DATASET EXTRACT:
▬▬▬

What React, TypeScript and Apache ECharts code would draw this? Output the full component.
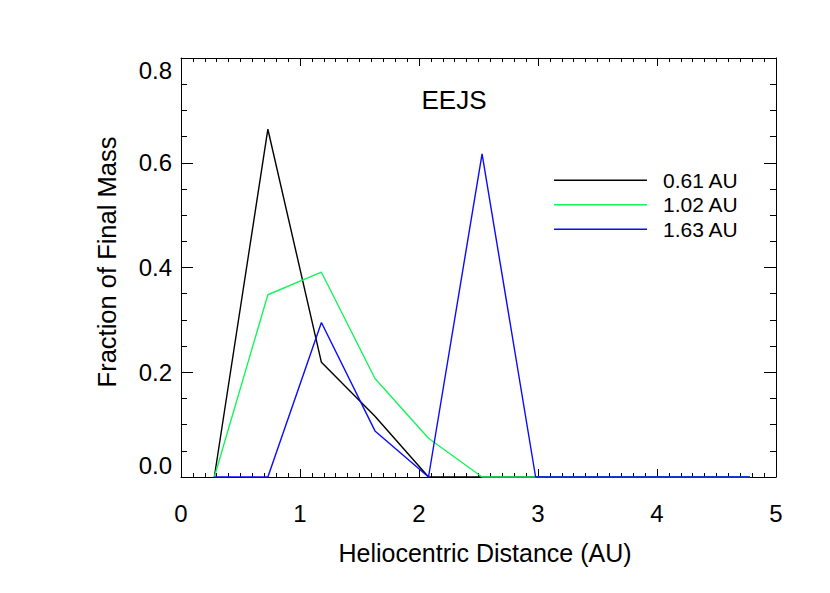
import React, { useEffect, useRef } from "react";
import * as echarts from "echarts";

const distances = [0.28, 0.73, 1.18, 1.63, 2.08, 2.53, 2.98, 3.43, 3.88, 4.33, 4.78];
const seriesNames = ["0.61 AU", "1.02 AU", "1.63 AU"];
const mass061 = [0, 0.664, 0.219, 0.116, 0, 0, 0, 0, 0, 0, 0];
const mass102 = [0, 0.348, 0.391, 0.188, 0.074, 0, 0, 0, 0, 0, 0];
const mass163 = [0, 0, 0.295, 0.088, 0, 0.617, 0, 0, 0, 0, 0];
const seriesColors = ["#000000", "#14f55a", "#0a0aff"];
const titleText = "EEJS";
const xTitle = "Heliocentric Distance (AU)";
const yTitle = "Fraction of Final Mass";

const FONT = "Liberation Sans, Arial, Helvetica, sans-serif";

export default function App() {
  const ref = useRef<HTMLDivElement>(null);
  useEffect(() => {
    if (!ref.current) return;
    const chart = echarts.init(ref.current, undefined, { renderer: "svg" });
    const values = [mass061, mass102, mass163];
    const axisCommon = {
      axisLine: { show: true, onZero: false, lineStyle: { color: "#000", width: 1 } },
      splitLine: { show: false },
      minorSplitLine: { show: false },
    };
    const xBase = {
      type: "value",
      min: 0,
      max: 5,
      interval: 1,
      ...axisCommon,
      axisTick: { show: true, inside: true, length: 8, lineStyle: { color: "#000" } },
      minorTick: { show: true, splitNumber: 10, length: 4, lineStyle: { color: "#000" } },
    };
    const yBase = {
      type: "value",
      min: 0,
      max: 0.8,
      interval: 0.2,
      ...axisCommon,
      axisTick: { show: true, inside: true, length: 12, lineStyle: { color: "#000" } },
      minorTick: { show: true, splitNumber: 4, length: 6, lineStyle: { color: "#000" } },
    };
    chart.setOption({
      animation: false,
      backgroundColor: "#ffffff",
      grid: { left: 181, right: 54, top: 58, bottom: 116, containLabel: false },
      xAxis: [
        {
          ...xBase,
          position: "bottom",
          axisLabel: {
            show: true,
            color: "#000",
            fontFamily: FONT,
            fontSize: 24,
            margin: 24,
            formatter: (v: number) => String(Math.round(v)),
          },
        },
        { ...xBase, position: "top", axisLabel: { show: false } },
      ],
      yAxis: [
        {
          ...yBase,
          position: "left",
          axisLabel: {
            show: true,
            color: "#000",
            fontFamily: FONT,
            fontSize: 24,
            margin: 9,
            formatter: (v: number) => v.toFixed(1),
            verticalAlignMinLabel: "bottom",
            verticalAlignMaxLabel: "top",
          },
        },
        { ...yBase, position: "right", axisLabel: { show: false } },
      ],
      legend: {
        show: true,
        orient: "vertical",
        left: 549,
        top: 163,
        icon: "rect",
        itemWidth: 93,
        itemHeight: 1.4,
        itemGap: 0,
        textStyle: {
          fontFamily: FONT,
          fontSize: 21,
          color: "#000",
          lineHeight: 24.5,
          padding: [0, 0, 0, 11],
        },
        data: seriesNames,
      },
      graphic: [
        {
          type: "text",
          x: 454,
          y: 100,
          style: {
            text: titleText,
            font: `26px ${FONT}`,
            fill: "#000",
            align: "center",
            verticalAlign: "middle",
          },
        },
        {
          type: "text",
          x: 485,
          y: 553,
          style: {
            text: xTitle,
            font: `25px ${FONT}`,
            fill: "#000",
            align: "center",
            verticalAlign: "middle",
          },
        },
        {
          type: "text",
          x: 107,
          y: 262,
          rotation: Math.PI / 2,
          style: {
            text: yTitle,
            font: `25.5px ${FONT}`,
            fill: "#000",
            align: "center",
            verticalAlign: "middle",
          },
        },
      ],
      series: seriesNames.map((name, i) => ({
        name,
        type: "line",
        xAxisIndex: 0,
        yAxisIndex: 0,
        data: distances.map((d, j) => [d, values[i][j]]),
        symbol: "none",
        showSymbol: false,
        clip: false,
        color: seriesColors[i],
        lineStyle: { color: seriesColors[i], width: 1.4 },
        z: 3 + i,
      })),
    });
    return () => chart.dispose();
  }, []);
  return (
    <div
      ref={ref}
      style={{ position: "fixed", left: 0, top: 0, width: 830, height: 593, background: "#fff" }}
    />
  );
}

▬▬▬

WHAT IS REQUIRED: Without any pictures, reproduce the lines from the first one in the material through the line that has "import * as", exactly as they appear.

WRITTEN ANSWER:
What React, TypeScript and Apache ECharts code would draw this? Output the full component.
import React, { useEffect, useRef } from "react";
import * as echarts from "echarts";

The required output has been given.